そのコンサートのセットリストをとにかくよく聴いたので、今年よく聴いた曲の1つに挙げさせていただきました。
研ナオコ「糸」
12月の夜、車でたまたま、この曲が入った「今日からあなたと… Starting today, with you」という55周年を記念して作られたアルバムを聴く機会がありました。中島みゆきさんの「糸」という歌は、色々な歌手の方がカバーするほど愛されている曲ではあるのですが、研ナオコさんの歌声で綴られるこの歌に思わず涙し、「歌ってテクニックだけでは推し量れないんだな」と感じたとともに、アレンジ・Mixともにとても素晴らしく、街の景色が違って見えるほどでした。「糸」という歌の良さも改めて感じることができました。
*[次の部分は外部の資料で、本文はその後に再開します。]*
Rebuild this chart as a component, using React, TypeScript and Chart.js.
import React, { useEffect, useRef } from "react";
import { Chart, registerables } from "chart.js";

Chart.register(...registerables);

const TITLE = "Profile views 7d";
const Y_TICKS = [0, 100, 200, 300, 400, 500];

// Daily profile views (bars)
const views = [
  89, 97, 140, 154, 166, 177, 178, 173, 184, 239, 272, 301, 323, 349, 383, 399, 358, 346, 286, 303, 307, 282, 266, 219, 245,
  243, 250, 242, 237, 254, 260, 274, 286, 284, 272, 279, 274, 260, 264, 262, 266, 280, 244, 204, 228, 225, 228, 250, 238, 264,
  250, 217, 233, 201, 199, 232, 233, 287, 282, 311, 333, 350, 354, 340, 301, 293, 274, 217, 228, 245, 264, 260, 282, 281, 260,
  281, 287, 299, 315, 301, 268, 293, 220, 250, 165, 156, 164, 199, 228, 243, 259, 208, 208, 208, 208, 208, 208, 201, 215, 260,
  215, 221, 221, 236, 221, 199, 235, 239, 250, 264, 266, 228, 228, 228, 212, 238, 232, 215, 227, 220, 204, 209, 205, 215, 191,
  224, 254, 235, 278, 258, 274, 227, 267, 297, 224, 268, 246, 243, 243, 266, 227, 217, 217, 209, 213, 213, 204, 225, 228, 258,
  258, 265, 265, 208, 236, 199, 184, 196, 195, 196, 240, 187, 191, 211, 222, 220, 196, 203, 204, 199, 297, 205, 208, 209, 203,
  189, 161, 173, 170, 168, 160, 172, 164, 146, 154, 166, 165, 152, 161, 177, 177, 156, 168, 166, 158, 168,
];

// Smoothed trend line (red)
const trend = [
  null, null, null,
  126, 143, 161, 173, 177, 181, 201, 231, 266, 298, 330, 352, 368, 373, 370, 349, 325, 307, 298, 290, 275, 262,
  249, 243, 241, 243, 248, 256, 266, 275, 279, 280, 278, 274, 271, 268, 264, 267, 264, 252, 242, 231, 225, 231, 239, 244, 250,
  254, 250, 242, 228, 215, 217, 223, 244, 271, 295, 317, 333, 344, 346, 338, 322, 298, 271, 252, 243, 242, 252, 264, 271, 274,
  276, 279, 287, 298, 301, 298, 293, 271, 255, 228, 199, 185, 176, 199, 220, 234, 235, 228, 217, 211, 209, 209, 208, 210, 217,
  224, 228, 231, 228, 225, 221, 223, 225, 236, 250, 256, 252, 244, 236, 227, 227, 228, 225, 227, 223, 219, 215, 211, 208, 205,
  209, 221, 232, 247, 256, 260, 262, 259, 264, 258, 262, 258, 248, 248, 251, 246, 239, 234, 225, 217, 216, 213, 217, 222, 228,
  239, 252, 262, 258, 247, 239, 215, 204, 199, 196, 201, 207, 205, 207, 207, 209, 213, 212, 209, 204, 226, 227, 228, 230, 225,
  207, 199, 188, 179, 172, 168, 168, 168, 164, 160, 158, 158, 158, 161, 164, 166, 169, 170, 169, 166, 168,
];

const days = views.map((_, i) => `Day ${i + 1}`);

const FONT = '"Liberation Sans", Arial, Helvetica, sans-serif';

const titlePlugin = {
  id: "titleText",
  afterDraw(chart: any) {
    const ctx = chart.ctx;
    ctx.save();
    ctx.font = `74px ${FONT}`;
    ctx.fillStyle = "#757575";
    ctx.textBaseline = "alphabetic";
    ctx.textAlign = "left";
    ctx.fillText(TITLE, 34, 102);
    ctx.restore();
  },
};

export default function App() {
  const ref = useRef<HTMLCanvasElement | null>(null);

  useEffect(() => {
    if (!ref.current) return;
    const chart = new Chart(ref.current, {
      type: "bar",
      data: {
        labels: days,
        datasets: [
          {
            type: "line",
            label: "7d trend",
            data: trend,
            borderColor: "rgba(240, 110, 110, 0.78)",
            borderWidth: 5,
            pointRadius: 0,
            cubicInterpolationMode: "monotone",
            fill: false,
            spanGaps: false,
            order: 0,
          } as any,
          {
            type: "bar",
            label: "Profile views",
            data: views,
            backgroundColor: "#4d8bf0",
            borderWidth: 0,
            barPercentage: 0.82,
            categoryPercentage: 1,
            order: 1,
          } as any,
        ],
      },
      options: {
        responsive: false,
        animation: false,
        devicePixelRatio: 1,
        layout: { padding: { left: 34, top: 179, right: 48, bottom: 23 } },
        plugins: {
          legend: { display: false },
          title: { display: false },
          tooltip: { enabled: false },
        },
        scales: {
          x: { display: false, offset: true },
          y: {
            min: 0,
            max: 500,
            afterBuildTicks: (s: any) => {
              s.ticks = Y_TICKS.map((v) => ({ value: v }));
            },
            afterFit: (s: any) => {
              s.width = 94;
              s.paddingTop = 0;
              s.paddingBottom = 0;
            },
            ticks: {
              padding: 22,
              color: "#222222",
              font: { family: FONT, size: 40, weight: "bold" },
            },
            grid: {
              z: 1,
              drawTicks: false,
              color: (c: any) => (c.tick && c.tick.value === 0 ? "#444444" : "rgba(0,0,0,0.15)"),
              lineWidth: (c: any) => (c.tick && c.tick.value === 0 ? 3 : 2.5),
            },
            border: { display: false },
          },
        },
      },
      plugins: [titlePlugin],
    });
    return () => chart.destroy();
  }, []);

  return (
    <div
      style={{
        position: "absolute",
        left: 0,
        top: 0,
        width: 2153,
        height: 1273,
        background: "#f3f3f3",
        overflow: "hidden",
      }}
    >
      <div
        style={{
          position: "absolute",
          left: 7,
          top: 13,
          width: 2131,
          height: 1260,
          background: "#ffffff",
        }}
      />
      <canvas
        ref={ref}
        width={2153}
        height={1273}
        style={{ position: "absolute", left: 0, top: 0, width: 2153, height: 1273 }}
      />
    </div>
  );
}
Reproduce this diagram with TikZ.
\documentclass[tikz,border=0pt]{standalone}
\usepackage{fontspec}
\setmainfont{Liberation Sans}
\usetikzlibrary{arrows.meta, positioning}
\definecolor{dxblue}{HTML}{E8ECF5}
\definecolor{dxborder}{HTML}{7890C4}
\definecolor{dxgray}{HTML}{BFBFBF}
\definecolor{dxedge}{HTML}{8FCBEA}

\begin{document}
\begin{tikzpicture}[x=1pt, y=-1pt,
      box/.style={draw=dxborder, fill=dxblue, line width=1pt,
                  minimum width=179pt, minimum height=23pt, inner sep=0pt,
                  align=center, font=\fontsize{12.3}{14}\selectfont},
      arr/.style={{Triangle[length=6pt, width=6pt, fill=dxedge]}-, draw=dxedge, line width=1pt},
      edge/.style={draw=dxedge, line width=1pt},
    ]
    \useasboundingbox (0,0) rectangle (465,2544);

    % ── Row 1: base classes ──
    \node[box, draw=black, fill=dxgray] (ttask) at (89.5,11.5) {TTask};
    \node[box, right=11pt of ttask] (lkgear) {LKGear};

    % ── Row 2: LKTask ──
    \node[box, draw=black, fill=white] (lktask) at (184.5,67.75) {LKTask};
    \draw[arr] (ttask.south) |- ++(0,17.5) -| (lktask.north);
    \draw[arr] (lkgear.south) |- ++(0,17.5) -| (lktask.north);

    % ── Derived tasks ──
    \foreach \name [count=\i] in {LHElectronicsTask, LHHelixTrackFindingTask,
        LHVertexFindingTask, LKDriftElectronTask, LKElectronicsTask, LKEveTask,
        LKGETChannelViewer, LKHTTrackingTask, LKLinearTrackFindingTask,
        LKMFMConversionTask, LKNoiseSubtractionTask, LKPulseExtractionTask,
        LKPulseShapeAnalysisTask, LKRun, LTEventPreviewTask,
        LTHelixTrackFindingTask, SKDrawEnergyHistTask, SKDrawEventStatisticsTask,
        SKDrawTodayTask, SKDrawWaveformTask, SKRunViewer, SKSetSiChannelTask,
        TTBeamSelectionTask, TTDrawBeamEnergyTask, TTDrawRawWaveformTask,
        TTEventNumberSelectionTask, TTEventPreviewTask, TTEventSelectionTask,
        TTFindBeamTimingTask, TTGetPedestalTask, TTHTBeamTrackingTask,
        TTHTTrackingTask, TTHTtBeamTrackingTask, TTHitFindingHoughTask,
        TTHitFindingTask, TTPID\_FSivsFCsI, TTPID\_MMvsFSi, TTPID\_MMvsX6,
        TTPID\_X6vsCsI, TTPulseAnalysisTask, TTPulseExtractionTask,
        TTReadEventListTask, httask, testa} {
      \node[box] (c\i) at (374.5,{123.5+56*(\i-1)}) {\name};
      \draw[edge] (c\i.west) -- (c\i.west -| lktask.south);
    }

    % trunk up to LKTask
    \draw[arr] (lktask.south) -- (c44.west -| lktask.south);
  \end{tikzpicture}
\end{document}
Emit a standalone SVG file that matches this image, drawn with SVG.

年の瀬だったので再生回数は少ないですが、これはぜひ、2024年の僕の思い出の1曲として挙げさせていただきたいです。
<プロフィール>
槇原敬之(マキハラノリユキ)
1990年にデビューし、1991年に3rdシングル「どんなときも。」がミリオンセラーを記録。その後も「冬がはじまるよ」「もう恋なんてしない」「僕が一番欲しかったもの」など数々のヒット曲を発表してきた。SMAPの「世界に一つだけの花」など、他アーティストへの楽曲提供も多数手がけている。